Education
Arbitrator says East Providence finances dismal
01:00 AM EST on Wednesday, December 24, 2008
EAST PROVIDENCE — It appears the city manager wasn’t exaggerating when he testified last month that East Providence’s financial problems — he said the city was on the verge of bankruptcy — were unlike those of any other community in the state.
An arbitrator in the local teachers contract dispute agreed wholeheartedly in his nonbinding decision released yesterday. The last contract covering the more than 500 members of the East Providence Education Association expired Oct. 31.
“Seldom, if ever, has the neutral member of the panel encountered a school system in greater financial difficulty,” arbitrator Michael C. Ryan wrote. “Not only is the city somewhat hamstrung by statute from raising revenue through taxation, but the department’s longstanding deficit has been compounded by a once-in-a-generation national economic crisis that began only a few months ago [and] is projected to extend years into the future.”
Ryan called for no pay increases this year and for requiring teachers to pay part of the cost of their health insurance coverage. But he sided with the union on other issues.
The competing proposals that the School Committee and the teachers union had presented to Ryan’s panel were worlds apart.
The School Committee wanted to scale back the base salaries of its teachers by 5 percent and make the educators pay a 35-percent share — 50 percent for new hires — of their health insurance costs; currently they contribute nothing. In addition, the committee wanted to increase the teachers’ work year and rid the district of a buyback clause that as much as $5,100 be paid to teachers who decline the city’s health insurance coverage.
School Department and city officials who testified before the arbitration panel said the last teachers contract was too generous and was unaffordable for East Providence’s already strapped taxpayers. They also said getting concessions from the teachers would be the only way to pay off its growing deficit, which was topping $4.2 million. And the city needs money for crucial school building repairs, they said.

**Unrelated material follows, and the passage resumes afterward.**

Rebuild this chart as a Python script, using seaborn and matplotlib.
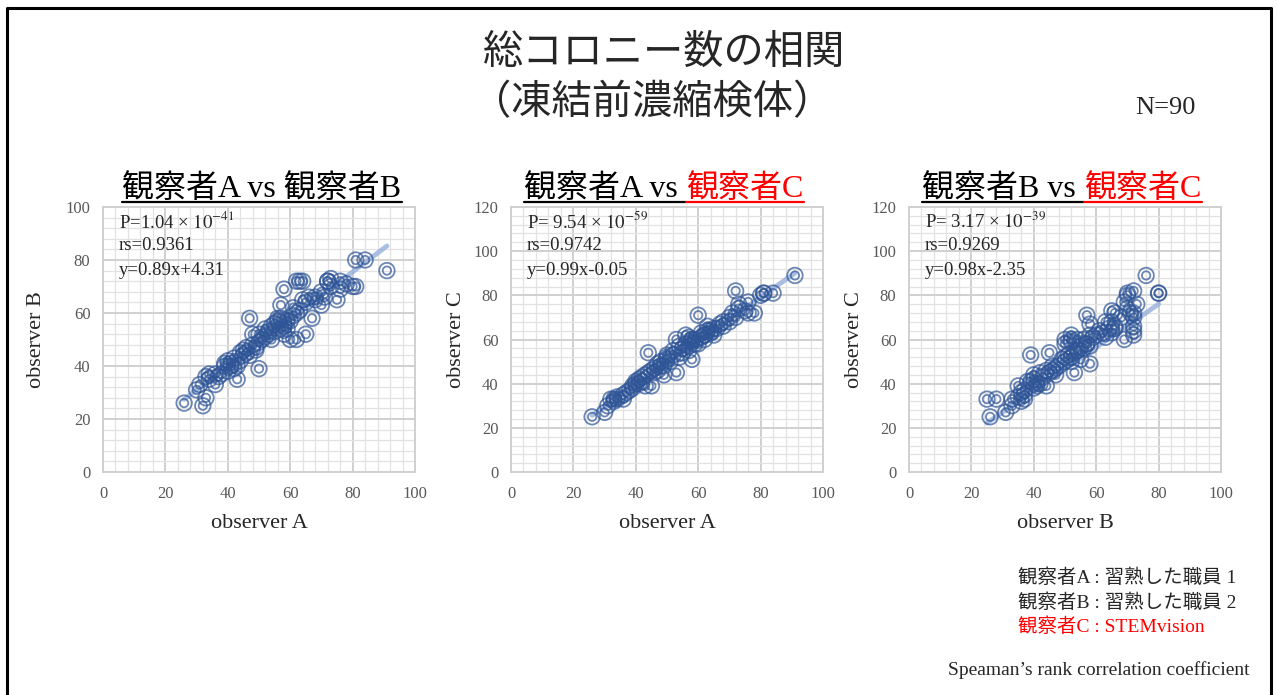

The union’s proposal did not call for immediate salary increases but called for increased stipends for coaching positions. It called for establishing a joint committee to study citywide employee contributions to the cost of health insurance.
Union representatives contended in testimony before the arbitration panel that the city’s fiscal problems are “self-inflicted” and said the burden of fixing them shouldn’t fall solely on the teachers.
“It is fruitless to focus on who is to blame for the accrued deficit,” arbitrator Ryan concluded in his decision. “Regardless of fault, the department has a current, pressing, bona fide lack of ability to pay for competitive increases…. Obviously the School Committee will not be able to meet the teachers’ salary and benefit expectations, therefore, now is not the time to impose additional performance demands on an already heavily burdened teaching staff.”
He added, “… It could be said that no other school district is truly comparable to East Providence because none is facing the same fiscal crisis.”
Although nonbinding on financial matters, the decision did not call for extending the teachers’ work year and did not endorse increasing coaching stipends. It suggested no increase in the base salaries for the first year of a new contract and 2 and 3 percent increases in years two and three, respectively.
“The extreme financial distress of the East Providence school system must result in a wage settlement that will be less than satisfactory to its teachers,” Ryan said. “... The department’s finances, already dire, are likely to get worse owing to the domino effect of the falling stock market and declining property values. That being said, the department cannot expect the teachers to bear the entire brunt of its financial distress. Its proposal for a pay rollback of some 5 percent is untenable…”
Ryan agreed the teachers should pay part of the cost of their health care, but not 35 percent, as the school board proposed.
He said cost-shifting from employer to employee has been a “fact of life for well over a decade” and suggested a gradual increase to 15 percent over a three-year contract — 5 percent in year one, 10 percent in year two and 15 percent in year three. New hires would contribute 15 percent immediately.
The arbitrator didn’t agree the buyback clause for declined city health coverage should be removed. But he suggested reducing it to a flat dollar amount — $1,500 for individual coverage and $3,000 for family coverage — rather than a percentage of premiums.
Mayor Joseph Larisa Jr. said the arbitrator’s findings, if followed, would create “financial ruin for the city and its taxpayers.”
School Committee Chairman Anthony Carcieri said, “It’s not helping anybody. He’s giving us nothing. This is ridiculous. There is no money and that’s in black-and-white.”
The committee will meet in closed session Dec. 30 to discuss the decision and decide the district’s next step.
The union will also meet soon to share the decision with its members. Its lawyer, John A. Leidecker Jr., concurred with the arbitrator’s opinions. But he said the city’s problems are the result of negligence by its elected officials and have little to do with “our national and international economic crisis.”